今年1月12日,政府向立法会提交本年度立法议程,包括为《基本法》23条立法的《维护国家安全条例草案》,但时间列为“上半年度/下半年度”,未有如其他草案会订出清晰的时间表。当时有消息指,政府目标是年中大约7月立法会暑假休会前完成立法工作,但未有最终决定。
▼2024年1月30日 李家超公布为23条立法展开咨询▼
政府于1月30日公布立法咨询文件,展开为期一个月咨询期,较惯常政府就重大政策咨询公众三个月的时间为短。2月28日咨询期结束,而政府的立法步伐骤然加速。今年全国“两会”开幕后,李家超突然缩短北京行程,提早一天于3月5日晚赶回香港,翌日政府公布咨询期间收集所得的意见和分析,3月7日召开特别行会,审议通过《维护国家安全条例草案》,并去信要求立法会主席配合。
政府和立法会均有责任和必须尽一切努力,尽早完成立法。为达致“早一日得一日”完成立法的目标,我建议立法会从速展开审议《条例草案》,考虑包括召开特别立法会会议,进行首读及二读,及尽早召开法案委员会会议,全速进行审议和完成立法程序。
▼2024年3月8日 立法会首读23条立法草案▼
立法会主席梁君彦形容立法会对政府的配合是第七届立法会议员的光荣。草案于3月8日早上刊宪,立法会随即加开特别会议专门进行首读,让草案正式展开立法程序,并进入法案委员会的逐项条文审议阶段。草案委员会自3月8日起连续六日召开马拉松会议,3月13 日完成全部181项条文审议工作,翌日(14日)再开会审议政府提交的条文修正案。
保安局局长邓炳强于15日去信内会主席李慧琼,要求内会支持政府寻求立法会主席豁免草案及修正案提交立法会大会的通知期,要求获内会一致通过,以求草案能尽早提交立法会恢复二读和三读程序。而立法会主席梁君彦也接纳要求,宣布于19日星期二加开立法会大会,只处理草案的最后立法程序。换言之,立法会极罕有地在不足两星期内,两度加开大会会议专门处理23条立法。
为何中央的呼声遭漠视?
由政府宣布进行咨询,至立法会最终三读通过《维护国家安全条例草案》前后不足两个月时间,若以刊宪至通过更只用了十二日的时间,展现难得一见的“香港速度”。有人会指现今本港社会的客观条件有异于2003年,如今香港已落实“爱国者治港”,各方反对势力也和2020年国安法生效前有天壤之别,不论咨询期间或草案审议阶段也鲜有反对声音,立法工作自然顺利。但回看自首次立法失败后的大约20年里,本港又是否完全没有适合的时机推动23条立法呢?

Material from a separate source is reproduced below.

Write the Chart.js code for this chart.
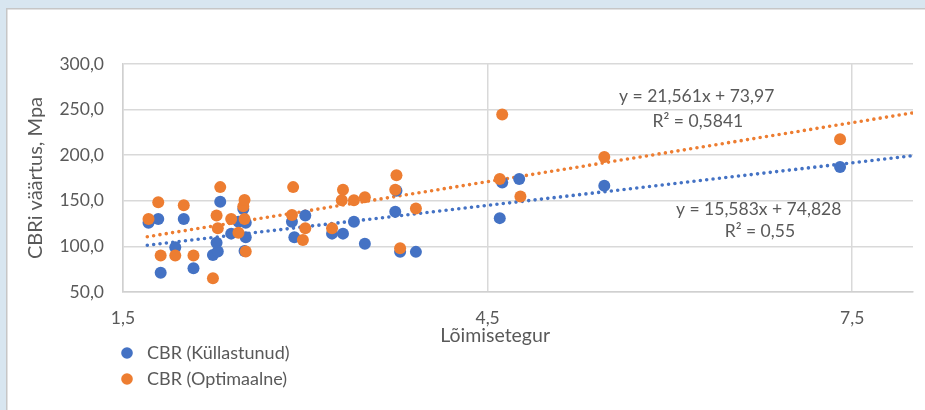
<!DOCTYPE html>
<html>
<head>
<meta charset="utf-8">
<script src="https://cdn.jsdelivr.net/npm/chart.js@4.4.1/dist/chart.umd.min.js"></script>
<style>
  body { margin: 0; background: #ffffff; }
  canvas { display: block; }
</style>
</head>
<body>
<canvas id="grafico" width="925" height="410"></canvas>
<script>
// CBR (Küllastunud) - sinised punktid
let xKyllastunud = [1.71, 1.79, 1.81, 1.93, 2.00, 2.08, 2.24, 2.27, 2.28, 2.30, 2.39, 2.45, 2.49, 2.50, 2.51, 2.51,
    2.89, 2.91, 3.00, 3.22, 3.31, 3.40, 3.49, 3.74, 3.75, 3.78, 3.91, 4.60, 4.62, 4.76, 5.46, 7.40];
let yKyllastunud = [126, 130, 71, 99, 130, 76, 90.5, 104, 94.5, 149, 114, 127, 141, 95, 110, 126,
    127, 110, 134, 114, 114, 127, 103, 138, 161, 94, 94, 131, 170, 174, 166.5, 187];

// CBR (Optimaalne) - oranžid punktid
let xOptimaalne = [1.71, 1.79, 1.81, 1.93, 2.00, 2.08, 2.24, 2.27, 2.28, 2.30, 2.39, 2.45, 2.49, 2.50, 2.50, 2.51,
    2.89, 2.90, 2.98, 3.00, 3.22, 3.30, 3.31, 3.40, 3.49, 3.74, 3.75, 3.78, 3.91, 4.60, 4.62, 4.77, 5.46, 7.40];
let yOptimaalne = [130, 148.5, 90, 90, 145, 90, 65, 134, 120, 165, 130, 115, 144, 151, 130, 94.5,
    134.5, 165, 107, 120, 120, 150.5, 162, 150.5, 154, 162, 178, 98, 141.5, 174, 244.5, 154.7, 198, 217.5];

let xTicks = [1.5, 4.5, 7.5];
let yTicks = [50, 100, 150, 200, 250, 300];

// trendijooned (Exceli võrrandid): kalle, vabaliige
let trendKyllastunud = [15.583, 74.828];
let trendOptimaalne = [21.561, 73.97];
let trendX = [1.7, 8];

let tekstKyllastunud = ['y = 15,583x + 74,828', 'R² = 0,55'];
let tekstOptimaalne = ['y = 21,561x + 73,97', 'R² = 0,5841'];

const sinine = '#4472c4';
const oranz = '#ed7d31';
const hall = '#595959';
const font = 'Lato';

function punktid(xs, ys) {
    return xs.map(function (x, i) { return { x: x, y: ys[i] }; });
}

function trend(k) {
    return trendX.map(function (x) { return { x: x, y: k[0] * x + k[1] }; });
}

function koma(v) {
    return v.toFixed(1).replace('.', ',');
}

// taust: helesinine serv ja valge diagrammiala
const taust = {
    id: 'taust',
    beforeDraw(chart) {
        const c = chart.ctx;
        c.save();
        c.fillStyle = '#d8e6f0';
        c.fillRect(0, 0, chart.width, chart.height);
        c.fillStyle = '#ffffff';
        c.fillRect(7, 9, chart.width - 7, chart.height - 9);
        c.strokeStyle = '#c6c6c6';
        c.lineWidth = 1.5;
        c.beginPath();
        c.moveTo(6.75, chart.height);
        c.lineTo(6.75, 8.75);
        c.lineTo(chart.width, 8.75);
        c.stroke();
        c.restore();
    }
};

// võrrandid, x-telje pealkiri ja legend
const tekstid = {
    id: 'tekstid',
    afterDraw(chart) {
        const c = chart.ctx;
        const x = chart.scales.x;
        const y = chart.scales.y;
        const a = chart.chartArea;
        c.save();
        c.fillStyle = hall;
        c.textAlign = 'center';
        c.textBaseline = 'middle';
        c.font = '17.5px ' + font;
        c.fillText(tekstOptimaalne[0], x.getPixelForValue(6.22), y.getPixelForValue(264));
        c.fillText(tekstOptimaalne[1], x.getPixelForValue(6.23), y.getPixelForValue(237));
        c.fillText(tekstKyllastunud[0], x.getPixelForValue(6.73), y.getPixelForValue(141));
        c.fillText(tekstKyllastunud[1], x.getPixelForValue(6.74), y.getPixelForValue(116.5));

        c.font = '19.5px ' + font;
        c.fillText('Lõimisetegur', a.left + (a.right - a.left) * 0.471, 336);

        // legend
        c.textAlign = 'left';
        c.font = '18px ' + font;
        const sarjad = chart.data.datasets.filter(function (d) { return !d.showLine; });
        sarjad.forEach(function (d, i) {
            const ly = 353 + i * 26;
            c.fillStyle = d.backgroundColor;
            c.beginPath();
            c.arc(127, ly, 5.8, 0, Math.PI * 2);
            c.fill();
            c.fillStyle = hall;
            c.fillText(d.label, 147, ly);
        });
        c.restore();
    }
};

const ctx = document.getElementById('grafico');
new Chart(ctx, {
    type: 'scatter',
    data: {
        datasets: [{
            label: 'CBR (Küllastunud)',
            data: punktid(xKyllastunud, yKyllastunud),
            backgroundColor: sinine,
            borderWidth: 0,
            pointRadius: 6,
            pointHoverRadius: 6,
            order: 2
        }, {
            label: 'CBR (Optimaalne)',
            data: punktid(xOptimaalne, yOptimaalne),
            backgroundColor: oranz,
            borderWidth: 0,
            pointRadius: 6,
            pointHoverRadius: 6,
            order: 1
        }, {
            label: 'Lineaarne (CBR (Küllastunud))',
            data: trend(trendKyllastunud),
            showLine: true,
            borderColor: sinine,
            borderWidth: 3.6,
            borderDash: [0, 6.4],
            borderCapStyle: 'round',
            pointRadius: 0,
            order: 4
        }, {
            label: 'Lineaarne (CBR (Optimaalne))',
            data: trend(trendOptimaalne),
            showLine: true,
            borderColor: oranz,
            borderWidth: 3.6,
            borderDash: [0, 6.4],
            borderCapStyle: 'round',
            pointRadius: 0,
            order: 3
        }]
    },
    options: {
        responsive: false,
        animation: false,
        devicePixelRatio: 1,
        layout: { padding: { left: 8, top: 64, right: 12, bottom: 0 } },
        plugins: {
            legend: { display: false },
            tooltip: { enabled: false }
        },
        scales: {
            x: {
                type: 'linear',
                min: 1.5,
                max: 8,
                afterBuildTicks: function (s) { s.ticks = xTicks.map(function (v) { return { value: v }; }); },
                afterFit: function (s) { s.height = 118; },
                ticks: {
                    padding: 16,
                    color: hall,
                    font: { family: font, size: 17.5 },
                    callback: function (v) { return koma(v); }
                },
                grid: { color: '#d9d9d9', lineWidth: 1.5, drawTicks: false },
                border: { color: '#d0d0d0', width: 1.5 }
            },
            y: {
                min: 50,
                max: 300,
                afterBuildTicks: function (s) { s.ticks = yTicks.map(function (v) { return { value: v }; }); },
                afterFit: function (s) { s.width = 115; },
                ticks: {
                    padding: 19,
                    color: hall,
                    font: { family: font, size: 17.5 },
                    callback: function (v) { return koma(v); }
                },
                grid: { color: '#d9d9d9', lineWidth: 1.5, drawTicks: false },
                border: { color: '#d0d0d0', width: 1.5 },
                title: {
                    display: true,
                    text: 'CBRi väärtus, Mpa',
                    color: hall,
                    font: { family: font, size: 20 },
                    padding: { top: 16, bottom: 0 }
                }
            }
        }
    },
    plugins: [taust, tekstid]
});
</script>
</body>
</html>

远的不说,从“总体国家安全观”入宪,几任主理香港事务的中央官员由客客气气地指由特区政府决定立法时间表至后来直接了催促有必要尽快完成立法等动向,都说明中央一直在评估香港以至国际形势,认为香港有必要也有合适的时机去进行23条立法。
无奈的是,这些立法的呼声在香港却长时间如掉进黑洞里。作为中华人民共和国特别行政区的香港,何以忽略维护国家安全的义务,抱着拖得就拖的心态,致令香港经历一次又一次的破坏与折腾后,才能完成本应尽早落实的宪制责任呢?为何香港这次又可以仅用不足2个月时间,迅速完成了之前花了二十年也交不了的“功课”呢?若能好好总结当中的经验教训,检讨落实“港人治港、高度自治”的缺失,对香港接下来推动“由治及兴”,必将有极大帮助。